Tarde triste
Jacques Sagot
Mi abuelita materna era chilena. Tenía la habilidad de hacer portales lindísimos.
Cuando la exhumaron, cinco años después de su muerte, el ataúd estaba completamente desintegrado.
Le ponía musgo, y toda suerte de animalitos multicolores: recuerdo camellos que movían la cabeza y reyes magos de porcelana.
Curiosamente, el vestido gris con que la habían enterrado estaba intacto.
Senderos, bosquecitos, pastores, criaturitas de toda suerte, y en lo alto de una colina, la divina morada, iluminada por una luz interior que acaso fuese una bujía disimulada bajo la hierba.
Sacaron el esqueleto, y al jalarlo hacia el exterior -cuenta mi Mamá- se le cayó el cráneo.
Nosotros a veces le robábamos uno que otro animalito: ¡eran tantos y tan bonitos! Aquellos portales eran cornucopias de maravillas y objetos coloridos y relucientes.
Mi madre recuerda -casi con risa- el momento en que se le desprendió la cabeza.

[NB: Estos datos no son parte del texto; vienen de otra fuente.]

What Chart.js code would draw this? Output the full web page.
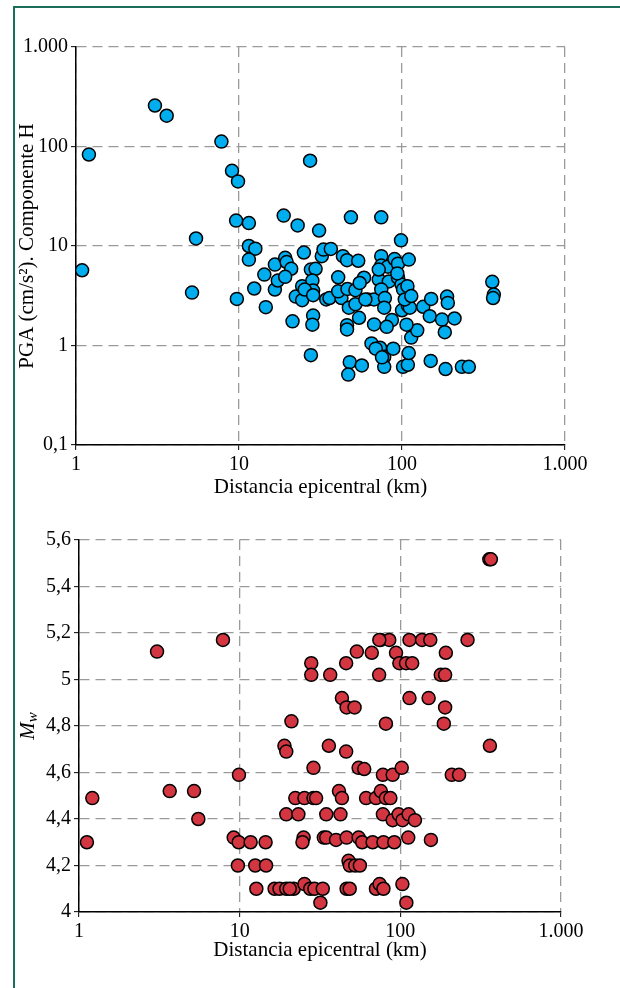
<!DOCTYPE html>
<html>
<head>
<meta charset="utf-8">
<script src="https://cdn.jsdelivr.net/npm/chart.js@4"></script>
<style>
  html, body { margin: 0; padding: 0; background: #fff; }
  body { width: 620px; height: 988px; position: relative; overflow: hidden; }
  #frame { position: absolute; left: 13px; top: 6px; width: 700px; height: 1100px;
           border-left: 2px solid #1b6e5a; border-top: 2px solid #1b6e5a; }
  #c1 { position: absolute; left: 0; top: 0; }
  #c2 { position: absolute; left: 0; top: 500px; }
</style>
</head>
<body>
<div id="frame"></div>
<canvas id="c1" width="620" height="500"></canvas>
<canvas id="c2" width="620" height="488"></canvas>
<script>
// axis ticks
const distTicks = [1, 10, 100, 1000];
const distLabels = ['1', '10', '100', '1.000'];
const pgaTicks = [0.1, 1, 10, 100, 1000];
const pgaLabels = ['0,1', '1', '10', '100', '1.000'];
const mwTicks = [4, 4.2, 4.4, 4.6, 4.8, 5, 5.2, 5.4, 5.6];
const mwLabels = ['4', '4,2', '4,4', '4,6', '4,8', '5', '5,2', '5,4', '5,6'];

// top chart: epicentral distance (km) vs PGA (cm/s2)
const pgaDist = [1.09, 1.2, 3.05, 3.6, 5.15, 5.45, 7.8, 9.06, 9.86, 27.3,
  9.6, 11.5, 18.8, 22.9, 31, 48.6, 74.6, 98.6, 11.5, 12.6,
  11.5, 9.7, 12.4, 14.6, 14.3, 16.6, 16.6, 17.3, 19.2, 19.6,
  20.9, 19.2, 25, 21.3, 22.3, 24.4, 24.4, 27.6, 29.5, 28.2,
  28.5, 28.5, 28.2, 27.6, 32.2, 33, 36.6, 34.3, 35.9, 40.6,
  43.4, 46, 53.9, 42.5, 40.6, 46.3, 51.8, 47.2, 51.8, 54.5,
  46, 46, 47.8, 56.7, 46.8, 58.5, 55, 61.6, 67.4, 74.6,
  74.6, 82, 90, 94.5, 110, 72, 83, 94.5, 74.6, 78.5,
  99.3, 77.8, 86.7, 67.4, 80.6, 65, 73.3, 77.8, 88.4, 77.8,
  101.5, 108.6, 110, 113.9, 124, 106.6, 100, 110, 108.6, 111.7,
  135, 151, 148, 176, 183, 189, 191, 210, 150, 185,
  233, 257, 101.5, 108, 104, 114, 93.6, 72, 25.3, 28.5,
  69, 75.4, 59.6, 358, 366, 362];
const pgaVal = [5.7, 83, 258, 204, 3.4, 11.9, 112, 57, 44.6, 72,
  18, 17, 20.2, 16.1, 14.3, 19.4, 19.4, 11.4, 10, 9.4,
  7.3, 2.94, 3.74, 2.43, 5.16, 6.5, 3.65, 4.5, 7.6, 6.9,
  5.9, 4.9, 8.6, 1.75, 3.1, 2.85, 3.95, 5.8, 5.9, 4.5,
  3.57, 2.0, 1.62, 0.8, 7.9, 9.2, 9.35, 2.9, 3.0, 4.85,
  7.9, 7.2, 7.1, 3.0, 3.5, 3.7, 3.6, 2.4, 2.6, 1.9,
  1.6, 1.45, 0.68, 0.63, 0.51, 4.8, 4.25, 2.9, 2.9, 7.9,
  6.35, 6.2, 7.4, 6.65, 7.3, 4.6, 4.4, 4.8, 3.66, 3.0,
  4.1, 2.4, 1.8, 1.63, 1.54, 1.05, 0.95, 0.77, 0.93, 0.61,
  0.61, 0.64, 0.84, 1.2, 1.42, 1.62, 2.26, 3.2, 2.53, 2.4,
  2.45, 2.94, 1.97, 1.82, 1.36, 3.1, 2.68, 1.87, 0.7, 0.58,
  0.61, 0.61, 3.66, 3.95, 2.9, 3.14, 5.3, 5.8, 3.65, 3.2,
  0.93, 0.76, 2.9, 4.37, 3.25, 3.0];

// bottom chart: epicentral distance (km) vs moment magnitude
const mwDist = [1.12, 1.21, 3.06, 3.67, 5.2, 5.53, 7.87, 9.18, 9.86, 9.75,
  9.9, 11.7, 12.5, 12.7, 14.5, 14.6, 16.5, 17.7, 19.5, 21.7,
  25.3, 27.5, 29.2, 32.9, 31.8, 46.3, 48.4, 47.6, 48.5, 52.4,
  56, 19.5, 23.2, 34.6, 42.4, 22.2, 25.3, 28.8, 29.9, 41.5,
  43.3, 28.8, 19, 19.5, 21, 35.9, 46, 55, 25, 24.6,
  33.4, 34.6, 39.8, 46.3, 55, 57.9, 67.2, 78.5, 91.7, 112,
  155, 27.9, 27.9, 36.6, 46, 53.6, 43.3, 46.3, 51.9, 66.4,
  75.5, 85.3, 74, 114, 136.5, 153.6, 262, 94, 98.6, 108.5,
  118.5, 73.8, 178.5, 190, 192, 114, 150, 190, 81.3, 186.5,
  59.6, 77.9, 89.6, 102, 209, 232, 361, 61.2, 70.5, 75.6,
  81.3, 86.7, 77.9, 89.6, 97.6, 103.2, 112.6, 123.3, 70.5, 74.3,
  78.5, 103, 109, 358, 366, 20.5];
const mwVal = [4.3, 4.49, 5.12, 4.52, 4.52, 4.4, 5.17, 4.32, 4.3, 4.2,
  4.59, 4.3, 4.2, 4.1, 4.3, 4.2, 4.1, 4.1, 4.1, 4.1,
  4.12, 4.1, 4.1, 4.1, 4.04, 4.1, 4.1, 4.22, 4.2, 4.2,
  4.2, 4.42, 4.42, 4.42, 4.42, 4.49, 4.49, 4.49, 4.49, 4.52,
  4.49, 4.62, 4.715, 4.69, 4.82, 4.715, 4.69, 4.62, 4.32, 4.3,
  4.32, 4.32, 4.31, 4.32, 4.32, 4.3, 4.3, 4.3, 4.3, 4.32,
  4.31, 5.07, 5.02, 5.02, 5.07, 5.12, 4.92, 4.88, 4.88, 5.115,
  5.17, 5.17, 5.17, 5.17, 5.17, 5.17, 5.17, 5.115, 5.07, 5.07,
  5.07, 5.02, 5.02, 5.02, 5.115, 4.92, 4.92, 4.88, 4.81, 4.81,
  4.615, 4.59, 4.59, 4.62, 4.59, 4.59, 4.715, 4.49, 4.49, 4.52,
  4.49, 4.49, 4.42, 4.395, 4.42, 4.395, 4.42, 4.395, 4.1, 4.12,
  4.1, 4.12, 4.04, 5.517, 5.517, 4.1];

const fontFam = "'Liberation Serif', 'Times New Roman', serif";
const tickFont = { family: fontFam, size: 20 };
const titleFont = { family: fontFam, size: 21 };

const toPoints = (xs, ys) => xs.map((x, i) => ({ x: x, y: ys[i] }));

const gridOpts = {
  color: '#9a9a9a',
  lineWidth: 1.3,
  tickColor: '#000',
  tickLength: 5,
  tickWidth: 1,
  tickBorderDash: []
};
// in v4 border.dash is what dashes the grid lines
const borderOpts = { color: '#000', width: 1.5, dash: [10, 6] };

const setTicks = list => s => { s.ticks = list.map(v => ({ value: v })); };

const baseOpts = () => ({
  responsive: false,
  animation: false,
  plugins: { legend: { display: false }, tooltip: { enabled: false } },
});

// draws the italic M with subscript w as y title
const mwTitle = {
  id: 'mwTitle',
  afterDraw(chart) {
    const { ctx, chartArea } = chart;
    const cy = (chartArea.top + chartArea.bottom) / 2;
    ctx.save();
    ctx.translate(28, cy);
    ctx.rotate(-Math.PI / 2);
    ctx.fillStyle = '#000';
    ctx.textBaseline = 'middle';
    ctx.font = `italic 21px ${fontFam}`;
    const wM = ctx.measureText('M').width;
    ctx.font = `italic 15px ${fontFam}`;
    const wW = ctx.measureText('w').width;
    const x0 = -(wM + wW) / 2;
    ctx.font = `italic 21px ${fontFam}`;
    ctx.fillText('M', x0, 0);
    ctx.font = `italic 15px ${fontFam}`;
    ctx.fillText('w', x0 + wM, 5);
    ctx.restore();
  }
};

// top chart
const opts1 = baseOpts();
opts1.layout = { padding: { left: 0, right: 55, top: 47, bottom: 0 } };
opts1.scales = {
  x: {
    type: 'logarithmic', min: 1, max: 1000,
    afterBuildTicks: setTicks(distTicks),
    afterFit: s => { s.height = 55; },
    grid: gridOpts, border: borderOpts,
    ticks: { font: tickFont, color: '#000', padding: 3, autoSkip: false, maxRotation: 0,
             callback: (v, i) => distLabels[i] },
    title: { display: true, text: 'Distancia epicentral (km)', font: titleFont, color: '#000',
             padding: { top: 0, bottom: 0 } }
  },
  y: {
    type: 'logarithmic', min: 0.1, max: 1000,
    afterBuildTicks: setTicks(pgaTicks),
    afterFit: s => { s.width = 76; },
    grid: gridOpts, border: borderOpts,
    ticks: { font: tickFont, color: '#000', padding: 3, autoSkip: false,
             callback: (v, i) => pgaLabels[i] },
    title: { display: true, text: 'PGA (cm/s²). Componente H', font: titleFont, color: '#000',
             padding: { top: 15, bottom: 0 } }
  }
};
new Chart(document.getElementById('c1'), {
  type: 'scatter',
  data: {
    datasets: [{
      data: toPoints(pgaDist, pgaVal),
      backgroundColor: '#00adef',
      borderColor: '#000',
      borderWidth: 1.5,
      pointRadius: 6.5
    }]
  },
  options: opts1
});

// bottom chart
const opts2 = baseOpts();
opts2.layout = { padding: { left: 0, right: 59, top: 40, bottom: 0 } };
opts2.scales = {
  x: {
    type: 'logarithmic', min: 1, max: 1000,
    afterBuildTicks: setTicks(distTicks),
    afterFit: s => { s.height = 76; },
    grid: gridOpts, border: borderOpts,
    ticks: { font: tickFont, color: '#000', padding: 3, autoSkip: false, maxRotation: 0,
             callback: (v, i) => distLabels[i] },
    title: { display: true, text: 'Distancia epicentral (km)', font: titleFont, color: '#000',
             padding: { top: 0, bottom: 25 } }
  },
  y: {
    type: 'linear', min: 4, max: 5.6,
    afterBuildTicks: setTicks(mwTicks),
    afterFit: s => { s.width = 79; },
    grid: gridOpts, border: borderOpts,
    ticks: { font: tickFont, color: '#000', padding: 3, autoSkip: false,
             callback: (v, i) => mwLabels[i] }
  }
};
new Chart(document.getElementById('c2'), {
  type: 'scatter',
  data: {
    datasets: [{
      data: toPoints(mwDist, mwVal),
      backgroundColor: '#d33641',
      borderColor: '#000',
      borderWidth: 1.5,
      pointRadius: 6.5
    }]
  },
  options: opts2,
  plugins: [mwTitle]
});
</script>
</body>
</html>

Al dar la hora santa del veinticinco de diciembre, ponía al Niño Dios en su cunita. Lo hacía con esmero, y nos pedía guardar silencio. Era un momento de unción y recogimiento.
De las cuencas de su cráneo brotaban las cucarachas.
Mi abuela sonreía, y a veces también lloraba. Era una mujer buena que había vivido en la miseria y no había tenido la oportunidad de cultivarse.
Sus huesos fueron arrojados al osario, para inmediata cremación.
Ese pesebre era su microcosmos mágico, el único lugar en el que había logrado expresar su creatividad, su veta de artista y de paisajista. Imposible evocarla sin recordar su pasito: nadie capaz de hacer algo tan bello puede ser menos que poeta.
No resta nada, absolutamente nada de su ser físico. No tuvo siquiera derecho a reposar para siempre en una tumba. Así como en vida se vio obligada a estar cambiando permanentemente de residencia debido a su insolvencia para pagar el alquiler, tuvo su cadáver que ser desahuciado de su diminuto habitáculo.
Dios ha de haberla acogido en su seno y sin duda le habrá asignado la función de belenista oficial de las divinas moradas. La evoco con amor inexpresable. Le decía “Bilita”, que era un diminutivo de “Abuelita”. Su vida entera osciló entre el mágico universo de los portales, y las torvas acechanzas de la muerte. Supo lo que era el hambre, la falta de techo, la enfermedad y el destierro. Sí, creo que el buen Dios ha de tenerla a su lado. Y es con emoción inexpresable que evoco la súplica de Unamuno: “Méteme, Padre eterno, en tu pecho, misterioso hogar. Dormiré allí, pues vengo deshecho del duro bregar”.